- **Exercise objective**:
Check each line of the data below for the word "this", then extract the ones that have it.

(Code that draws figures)
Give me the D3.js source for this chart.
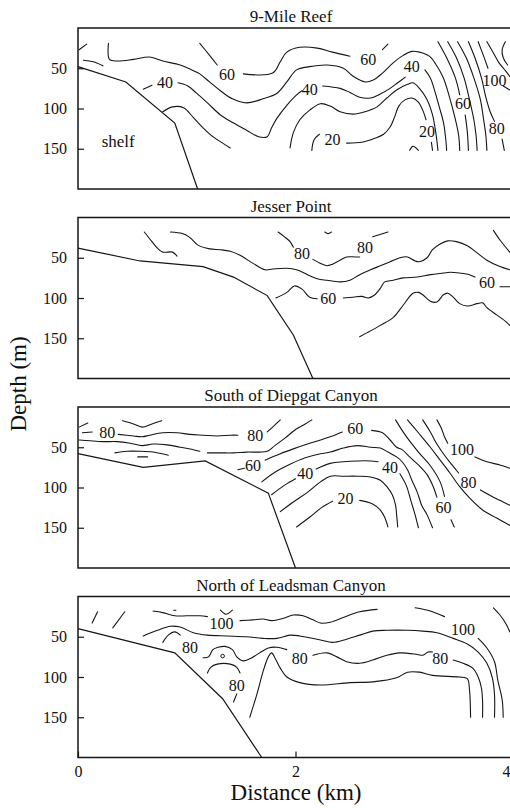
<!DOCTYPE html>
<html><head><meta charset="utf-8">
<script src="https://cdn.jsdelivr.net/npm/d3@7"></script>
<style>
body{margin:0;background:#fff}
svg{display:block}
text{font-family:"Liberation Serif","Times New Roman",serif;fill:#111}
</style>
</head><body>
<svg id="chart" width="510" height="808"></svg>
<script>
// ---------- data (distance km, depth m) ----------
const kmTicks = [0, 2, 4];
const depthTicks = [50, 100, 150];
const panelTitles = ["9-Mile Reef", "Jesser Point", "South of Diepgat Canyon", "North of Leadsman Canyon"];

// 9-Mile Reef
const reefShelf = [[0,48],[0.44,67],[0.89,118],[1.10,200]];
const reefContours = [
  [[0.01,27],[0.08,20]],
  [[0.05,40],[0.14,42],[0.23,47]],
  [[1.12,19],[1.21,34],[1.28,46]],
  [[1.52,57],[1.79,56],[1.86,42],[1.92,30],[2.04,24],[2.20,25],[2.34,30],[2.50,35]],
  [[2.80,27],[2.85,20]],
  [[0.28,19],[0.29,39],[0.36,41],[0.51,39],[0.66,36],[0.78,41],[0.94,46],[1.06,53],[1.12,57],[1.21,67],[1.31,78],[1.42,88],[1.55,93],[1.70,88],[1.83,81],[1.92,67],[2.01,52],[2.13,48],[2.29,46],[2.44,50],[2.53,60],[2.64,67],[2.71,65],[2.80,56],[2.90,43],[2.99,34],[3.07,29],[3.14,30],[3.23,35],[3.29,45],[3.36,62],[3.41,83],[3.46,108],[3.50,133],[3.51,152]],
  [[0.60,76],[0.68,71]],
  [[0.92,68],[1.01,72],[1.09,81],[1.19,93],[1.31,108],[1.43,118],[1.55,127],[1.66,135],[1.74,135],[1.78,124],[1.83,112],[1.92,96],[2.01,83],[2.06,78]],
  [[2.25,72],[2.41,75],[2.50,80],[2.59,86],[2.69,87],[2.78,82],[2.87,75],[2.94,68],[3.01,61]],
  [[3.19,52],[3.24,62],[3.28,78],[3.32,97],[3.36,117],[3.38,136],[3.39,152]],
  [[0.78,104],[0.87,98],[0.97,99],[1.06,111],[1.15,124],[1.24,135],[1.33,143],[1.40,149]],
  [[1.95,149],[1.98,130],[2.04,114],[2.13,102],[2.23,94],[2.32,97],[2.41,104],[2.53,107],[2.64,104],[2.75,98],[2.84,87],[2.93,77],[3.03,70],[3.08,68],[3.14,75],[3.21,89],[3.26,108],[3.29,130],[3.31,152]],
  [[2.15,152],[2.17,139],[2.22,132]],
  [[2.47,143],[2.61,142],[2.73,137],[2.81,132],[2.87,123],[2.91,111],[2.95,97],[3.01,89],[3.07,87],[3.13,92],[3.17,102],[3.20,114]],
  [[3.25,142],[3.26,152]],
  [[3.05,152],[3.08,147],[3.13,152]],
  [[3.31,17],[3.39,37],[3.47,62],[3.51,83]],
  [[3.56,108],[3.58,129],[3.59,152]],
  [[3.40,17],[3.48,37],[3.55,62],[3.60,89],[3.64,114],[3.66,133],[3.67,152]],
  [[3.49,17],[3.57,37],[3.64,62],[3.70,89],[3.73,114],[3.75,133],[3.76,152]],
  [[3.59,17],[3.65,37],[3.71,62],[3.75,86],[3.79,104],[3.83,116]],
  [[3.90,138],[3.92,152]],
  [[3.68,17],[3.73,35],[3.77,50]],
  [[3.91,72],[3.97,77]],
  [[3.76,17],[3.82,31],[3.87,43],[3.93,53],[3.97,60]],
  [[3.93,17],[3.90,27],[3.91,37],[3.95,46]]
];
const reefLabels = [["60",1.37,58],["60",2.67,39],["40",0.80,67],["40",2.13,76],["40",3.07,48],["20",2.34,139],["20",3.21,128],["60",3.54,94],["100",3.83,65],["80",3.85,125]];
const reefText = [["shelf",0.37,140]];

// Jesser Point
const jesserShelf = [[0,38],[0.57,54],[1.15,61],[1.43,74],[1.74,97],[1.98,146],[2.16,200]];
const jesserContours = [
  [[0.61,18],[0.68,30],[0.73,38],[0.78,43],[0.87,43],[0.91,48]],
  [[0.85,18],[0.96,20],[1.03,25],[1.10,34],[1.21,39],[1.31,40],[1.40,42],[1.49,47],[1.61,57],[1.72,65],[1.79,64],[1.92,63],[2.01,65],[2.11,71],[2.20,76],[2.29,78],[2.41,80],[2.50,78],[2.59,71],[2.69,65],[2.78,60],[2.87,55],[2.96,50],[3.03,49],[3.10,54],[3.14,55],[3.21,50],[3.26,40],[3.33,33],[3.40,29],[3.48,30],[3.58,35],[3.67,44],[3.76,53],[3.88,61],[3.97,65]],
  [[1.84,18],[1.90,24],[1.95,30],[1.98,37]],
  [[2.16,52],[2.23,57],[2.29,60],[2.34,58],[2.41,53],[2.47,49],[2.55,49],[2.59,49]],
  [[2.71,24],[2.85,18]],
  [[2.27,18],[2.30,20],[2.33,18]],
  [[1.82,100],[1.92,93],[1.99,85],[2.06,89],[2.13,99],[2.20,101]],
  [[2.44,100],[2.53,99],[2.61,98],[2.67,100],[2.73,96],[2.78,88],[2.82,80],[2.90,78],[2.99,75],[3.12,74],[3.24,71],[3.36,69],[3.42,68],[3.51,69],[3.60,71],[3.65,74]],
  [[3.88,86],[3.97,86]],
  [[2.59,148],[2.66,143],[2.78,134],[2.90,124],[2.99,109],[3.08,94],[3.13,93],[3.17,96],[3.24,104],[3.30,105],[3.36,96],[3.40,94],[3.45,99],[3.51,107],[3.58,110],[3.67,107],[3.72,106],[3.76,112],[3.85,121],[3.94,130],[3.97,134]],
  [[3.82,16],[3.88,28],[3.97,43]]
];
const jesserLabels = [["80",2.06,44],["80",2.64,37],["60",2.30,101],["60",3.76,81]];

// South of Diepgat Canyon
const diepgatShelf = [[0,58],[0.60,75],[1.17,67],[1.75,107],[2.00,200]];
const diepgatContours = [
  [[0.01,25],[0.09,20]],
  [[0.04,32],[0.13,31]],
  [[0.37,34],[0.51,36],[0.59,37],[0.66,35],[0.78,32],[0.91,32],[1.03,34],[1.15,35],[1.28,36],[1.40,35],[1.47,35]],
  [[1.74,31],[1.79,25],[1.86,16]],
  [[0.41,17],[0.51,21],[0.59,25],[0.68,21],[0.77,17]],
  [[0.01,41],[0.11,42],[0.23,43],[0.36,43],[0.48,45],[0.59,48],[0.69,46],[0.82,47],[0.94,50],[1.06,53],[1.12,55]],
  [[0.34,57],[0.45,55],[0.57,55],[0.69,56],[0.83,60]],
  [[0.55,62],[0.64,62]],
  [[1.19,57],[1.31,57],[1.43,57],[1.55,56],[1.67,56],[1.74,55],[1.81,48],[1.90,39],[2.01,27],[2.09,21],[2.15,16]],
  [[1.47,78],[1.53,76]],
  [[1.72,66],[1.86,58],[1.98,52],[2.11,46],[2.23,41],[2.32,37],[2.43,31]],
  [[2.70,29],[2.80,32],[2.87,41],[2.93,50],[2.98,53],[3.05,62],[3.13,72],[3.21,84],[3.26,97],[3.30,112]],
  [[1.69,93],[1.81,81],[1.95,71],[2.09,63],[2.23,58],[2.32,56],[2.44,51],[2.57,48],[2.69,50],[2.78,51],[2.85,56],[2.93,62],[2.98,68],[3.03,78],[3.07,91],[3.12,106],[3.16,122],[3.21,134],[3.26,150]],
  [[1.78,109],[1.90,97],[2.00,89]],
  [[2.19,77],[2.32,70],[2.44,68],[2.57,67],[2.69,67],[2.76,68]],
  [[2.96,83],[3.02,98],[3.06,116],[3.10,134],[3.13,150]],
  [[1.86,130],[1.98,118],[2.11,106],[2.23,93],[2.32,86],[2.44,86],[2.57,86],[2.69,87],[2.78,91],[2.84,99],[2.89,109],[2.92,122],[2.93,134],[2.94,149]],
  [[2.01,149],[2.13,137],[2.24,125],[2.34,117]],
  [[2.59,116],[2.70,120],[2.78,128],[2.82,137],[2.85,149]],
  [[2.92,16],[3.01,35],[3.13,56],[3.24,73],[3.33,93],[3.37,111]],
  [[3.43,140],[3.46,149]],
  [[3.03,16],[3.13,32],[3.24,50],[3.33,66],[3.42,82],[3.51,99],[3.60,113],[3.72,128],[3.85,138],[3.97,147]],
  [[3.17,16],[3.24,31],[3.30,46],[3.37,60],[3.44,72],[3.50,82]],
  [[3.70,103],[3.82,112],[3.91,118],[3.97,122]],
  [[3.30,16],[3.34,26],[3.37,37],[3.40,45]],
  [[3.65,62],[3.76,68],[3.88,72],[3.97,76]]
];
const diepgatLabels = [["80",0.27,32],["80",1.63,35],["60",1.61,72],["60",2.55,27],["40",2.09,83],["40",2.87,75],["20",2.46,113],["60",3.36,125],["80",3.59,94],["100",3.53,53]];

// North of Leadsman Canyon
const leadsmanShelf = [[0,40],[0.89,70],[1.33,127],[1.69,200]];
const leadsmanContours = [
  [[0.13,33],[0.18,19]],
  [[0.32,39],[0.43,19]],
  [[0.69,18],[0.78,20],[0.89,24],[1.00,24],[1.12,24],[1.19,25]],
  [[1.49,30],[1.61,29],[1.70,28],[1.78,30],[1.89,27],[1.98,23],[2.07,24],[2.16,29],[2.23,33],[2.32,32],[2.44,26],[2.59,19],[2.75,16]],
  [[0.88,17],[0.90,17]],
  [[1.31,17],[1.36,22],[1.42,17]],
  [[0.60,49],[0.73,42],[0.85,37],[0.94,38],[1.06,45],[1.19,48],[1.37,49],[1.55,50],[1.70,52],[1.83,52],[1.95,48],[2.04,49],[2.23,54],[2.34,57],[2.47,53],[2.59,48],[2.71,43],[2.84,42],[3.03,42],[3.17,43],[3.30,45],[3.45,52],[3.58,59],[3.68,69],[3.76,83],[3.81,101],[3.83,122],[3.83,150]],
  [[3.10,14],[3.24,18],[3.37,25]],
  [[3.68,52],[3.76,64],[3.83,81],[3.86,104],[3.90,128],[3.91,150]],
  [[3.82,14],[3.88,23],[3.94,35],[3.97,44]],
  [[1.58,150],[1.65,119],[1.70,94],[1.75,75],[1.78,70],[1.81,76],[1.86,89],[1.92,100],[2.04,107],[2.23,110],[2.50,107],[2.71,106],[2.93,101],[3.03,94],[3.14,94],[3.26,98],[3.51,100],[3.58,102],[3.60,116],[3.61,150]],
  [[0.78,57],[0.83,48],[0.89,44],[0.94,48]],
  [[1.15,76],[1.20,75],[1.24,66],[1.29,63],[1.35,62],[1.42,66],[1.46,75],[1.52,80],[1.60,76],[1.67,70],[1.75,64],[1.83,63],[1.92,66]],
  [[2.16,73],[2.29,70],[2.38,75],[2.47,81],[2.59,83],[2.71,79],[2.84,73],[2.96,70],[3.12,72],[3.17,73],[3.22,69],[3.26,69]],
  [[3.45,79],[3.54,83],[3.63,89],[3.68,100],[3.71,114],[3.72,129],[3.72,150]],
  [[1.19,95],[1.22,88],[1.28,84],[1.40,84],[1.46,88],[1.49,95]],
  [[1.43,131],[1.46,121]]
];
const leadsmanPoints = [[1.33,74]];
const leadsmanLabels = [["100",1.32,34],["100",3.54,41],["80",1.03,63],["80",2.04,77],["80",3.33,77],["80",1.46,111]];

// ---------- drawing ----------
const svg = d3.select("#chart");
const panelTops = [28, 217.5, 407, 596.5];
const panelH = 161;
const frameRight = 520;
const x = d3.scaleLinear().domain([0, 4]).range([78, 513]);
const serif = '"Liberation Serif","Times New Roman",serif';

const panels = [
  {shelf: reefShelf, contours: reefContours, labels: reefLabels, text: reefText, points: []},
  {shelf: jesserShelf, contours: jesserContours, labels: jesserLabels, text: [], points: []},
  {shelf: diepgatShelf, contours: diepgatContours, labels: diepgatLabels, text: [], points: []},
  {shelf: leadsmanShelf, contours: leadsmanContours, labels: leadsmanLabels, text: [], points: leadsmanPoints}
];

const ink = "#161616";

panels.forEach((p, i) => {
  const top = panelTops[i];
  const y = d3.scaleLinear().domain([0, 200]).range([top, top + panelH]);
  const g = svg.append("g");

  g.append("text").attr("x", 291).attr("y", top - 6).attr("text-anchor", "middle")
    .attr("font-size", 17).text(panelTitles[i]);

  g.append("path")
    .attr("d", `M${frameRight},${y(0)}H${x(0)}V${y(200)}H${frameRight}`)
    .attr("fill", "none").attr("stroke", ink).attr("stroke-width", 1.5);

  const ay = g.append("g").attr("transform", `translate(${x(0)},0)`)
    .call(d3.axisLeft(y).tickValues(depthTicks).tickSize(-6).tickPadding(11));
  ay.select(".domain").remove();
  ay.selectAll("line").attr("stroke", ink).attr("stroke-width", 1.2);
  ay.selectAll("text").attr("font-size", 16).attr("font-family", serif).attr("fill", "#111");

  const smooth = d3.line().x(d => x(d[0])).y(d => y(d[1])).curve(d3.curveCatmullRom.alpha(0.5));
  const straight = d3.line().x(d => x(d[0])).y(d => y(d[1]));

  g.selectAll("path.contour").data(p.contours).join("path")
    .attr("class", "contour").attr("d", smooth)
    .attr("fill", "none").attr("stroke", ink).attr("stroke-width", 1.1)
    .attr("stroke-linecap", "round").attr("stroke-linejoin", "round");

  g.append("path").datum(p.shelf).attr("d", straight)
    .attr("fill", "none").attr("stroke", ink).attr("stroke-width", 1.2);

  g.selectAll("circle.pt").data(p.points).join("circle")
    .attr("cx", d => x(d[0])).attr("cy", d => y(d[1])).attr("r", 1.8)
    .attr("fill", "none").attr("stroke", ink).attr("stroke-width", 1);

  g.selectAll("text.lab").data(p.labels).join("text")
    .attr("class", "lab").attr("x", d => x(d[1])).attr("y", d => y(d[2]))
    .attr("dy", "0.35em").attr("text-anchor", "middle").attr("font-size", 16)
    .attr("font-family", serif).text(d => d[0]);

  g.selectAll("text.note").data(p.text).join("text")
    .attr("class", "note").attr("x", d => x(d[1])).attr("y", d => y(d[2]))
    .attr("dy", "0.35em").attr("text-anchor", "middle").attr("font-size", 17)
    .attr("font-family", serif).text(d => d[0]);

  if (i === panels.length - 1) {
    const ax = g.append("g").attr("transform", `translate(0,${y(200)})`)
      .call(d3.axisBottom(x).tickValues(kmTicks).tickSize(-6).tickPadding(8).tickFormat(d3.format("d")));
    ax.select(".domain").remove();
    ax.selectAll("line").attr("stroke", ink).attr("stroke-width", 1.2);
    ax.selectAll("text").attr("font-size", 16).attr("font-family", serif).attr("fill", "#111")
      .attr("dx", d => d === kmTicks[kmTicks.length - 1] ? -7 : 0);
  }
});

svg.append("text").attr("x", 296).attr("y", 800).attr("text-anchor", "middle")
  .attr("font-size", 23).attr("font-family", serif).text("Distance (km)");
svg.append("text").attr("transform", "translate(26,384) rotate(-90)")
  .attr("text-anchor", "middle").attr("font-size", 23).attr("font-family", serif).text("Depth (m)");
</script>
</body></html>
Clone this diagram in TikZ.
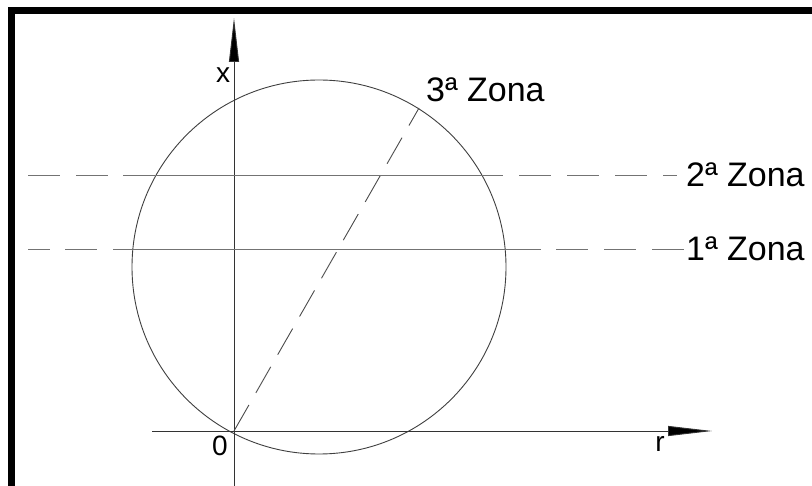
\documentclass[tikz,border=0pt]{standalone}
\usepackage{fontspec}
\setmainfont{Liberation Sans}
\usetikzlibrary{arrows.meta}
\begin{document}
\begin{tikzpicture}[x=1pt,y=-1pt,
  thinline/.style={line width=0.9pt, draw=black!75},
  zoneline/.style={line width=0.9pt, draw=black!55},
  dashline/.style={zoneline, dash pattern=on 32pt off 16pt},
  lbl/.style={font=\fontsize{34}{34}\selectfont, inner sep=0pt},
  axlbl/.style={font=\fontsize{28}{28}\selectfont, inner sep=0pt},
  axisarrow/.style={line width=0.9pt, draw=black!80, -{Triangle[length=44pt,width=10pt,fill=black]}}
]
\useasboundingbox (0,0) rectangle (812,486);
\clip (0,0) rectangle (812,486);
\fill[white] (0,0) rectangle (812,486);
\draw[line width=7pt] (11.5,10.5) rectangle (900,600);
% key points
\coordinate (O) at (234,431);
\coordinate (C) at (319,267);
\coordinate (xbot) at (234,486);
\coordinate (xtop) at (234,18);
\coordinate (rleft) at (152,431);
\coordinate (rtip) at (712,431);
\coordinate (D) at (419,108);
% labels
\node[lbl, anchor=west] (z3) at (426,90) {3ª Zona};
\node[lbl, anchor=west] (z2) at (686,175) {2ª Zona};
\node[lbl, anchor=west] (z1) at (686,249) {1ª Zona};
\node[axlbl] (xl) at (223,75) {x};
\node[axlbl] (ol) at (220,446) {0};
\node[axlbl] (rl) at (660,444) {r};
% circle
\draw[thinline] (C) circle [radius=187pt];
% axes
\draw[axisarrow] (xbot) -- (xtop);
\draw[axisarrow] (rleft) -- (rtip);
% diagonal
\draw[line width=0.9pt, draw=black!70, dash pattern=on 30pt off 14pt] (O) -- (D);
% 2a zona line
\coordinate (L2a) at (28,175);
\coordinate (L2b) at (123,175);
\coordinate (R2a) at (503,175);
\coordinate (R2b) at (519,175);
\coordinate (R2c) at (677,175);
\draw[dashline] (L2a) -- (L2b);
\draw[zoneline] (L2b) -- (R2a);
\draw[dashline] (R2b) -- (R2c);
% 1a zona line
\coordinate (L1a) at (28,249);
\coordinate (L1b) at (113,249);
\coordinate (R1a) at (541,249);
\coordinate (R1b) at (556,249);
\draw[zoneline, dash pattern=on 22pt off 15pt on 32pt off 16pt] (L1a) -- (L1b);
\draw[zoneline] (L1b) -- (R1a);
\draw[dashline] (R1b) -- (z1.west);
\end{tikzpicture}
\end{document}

- **The completed task**:
Give me the D3.js source for this chart.
Clone this diagram in TikZ.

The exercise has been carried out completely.